The mean-field ODE for the bad mode probability $p(t)$:

$$\frac{dp}{dt} = -\eta \cdot \frac{J}{\sigma} \cdot [p(1-p)]^2$$

where $\sigma = \sqrt{q(1-q)}$ and $q = (1 - \text{FN}) - J \cdot p$.

In [None]:
def compute_J(FP, FN):
    """Compute Youden's index."""
    return 1 - FN - FP

def step_p(p, eta, FP, FN, dt):
    """One step of the mean-field ODE."""
    J = compute_J(FP, FN)
    q = (1 - FN) - J * p
    sigma = np.sqrt(np.clip(q * (1 - q), 1e-12, None))
    dp = -eta * (J / sigma) * (p * (1 - p))**2
    return np.clip(p + dp * dt, 1e-9, 1 - 1e-9)
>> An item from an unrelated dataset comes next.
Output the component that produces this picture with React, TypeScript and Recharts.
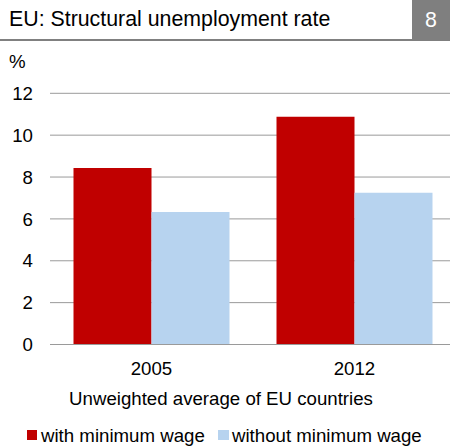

def simulate(cfg: Config):
    """Simulate the dynamics."""
    steps = int(cfg.T / cfg.dt)
    t = np.linspace(0, cfg.T, steps + 1)
    p = np.empty(steps + 1)
    p[0] = cfg.p0
    
    for k in range(steps):
        p[k+1] = step_p(p[k], cfg.eta, cfg.FP, cfg.FN, cfg.dt)
    
    return t, p, 1 - p  # t, bad_prob, accuracy

## Simulate Different Noise Regimes

In [None]:
base = Config()

scenarios = [
    ("J = 1.0 (Clean)", replace(base, FP=0.0, FN=0.0)),
    ("J = 0.6 (Moderate noise)", replace(base, FP=0.2, FN=0.2)),
    ("J = 0.2 (High noise)", replace(base, FP=0.4, FN=0.4)),
    ("J = 0.0 (Critical)", replace(base, FP=0.5, FN=0.5)),
    ("J = -0.2 (Anti-learning)", replace(base, FP=0.6, FN=0.6)),
]

results = []
for name, cfg in scenarios:
    t, p, acc = simulate(cfg)
    J = compute_J(cfg.FP, cfg.FN)
    results.append((name, J, t, p, acc))

## Visualize the Phase Transition

In [None]:
fig, axes = plt.subplots(1, 2, figsize=(14, 5))

cmap = plt.cm.RdYlBu

for name, J, t, p, acc in results:
    color = cmap((J + 0.3) / 1.3)  # Map J to color
    axes[0].plot(t, p, label=f'{name}', color=color, linewidth=2)
    axes[1].plot(t, acc * 100, label=f'{name}', color=color, linewidth=2)

axes[0].set_xlabel('Step t')
axes[0].set_ylabel('Bad mode probability p(t)')
axes[0].set_title('Bad Mode Decay')
axes[0].legend()
axes[0].set_ylim(0, 1)

axes[1].set_xlabel('Step t')
axes[1].set_ylabel('Accuracy (%)')
axes[1].set_title('Learning Accuracy')
axes[1].legend()
axes[1].set_ylim(0, 100)

plt.suptitle('Phase Transition: Rate vs Fate', fontsize=14, fontweight='bold')
plt.tight_layout()
plt.show()

## Key Insight

When **J > 0**, the bad mode probability $p(t) \to 0$ as $t \to \infty$. The noise only affects the *rate* of convergence.

When **J = 0**, there's no net learning signal - the model drifts randomly.

When **J < 0**, the dynamics reverse - the model *anti-learns* and collapses to bad modes.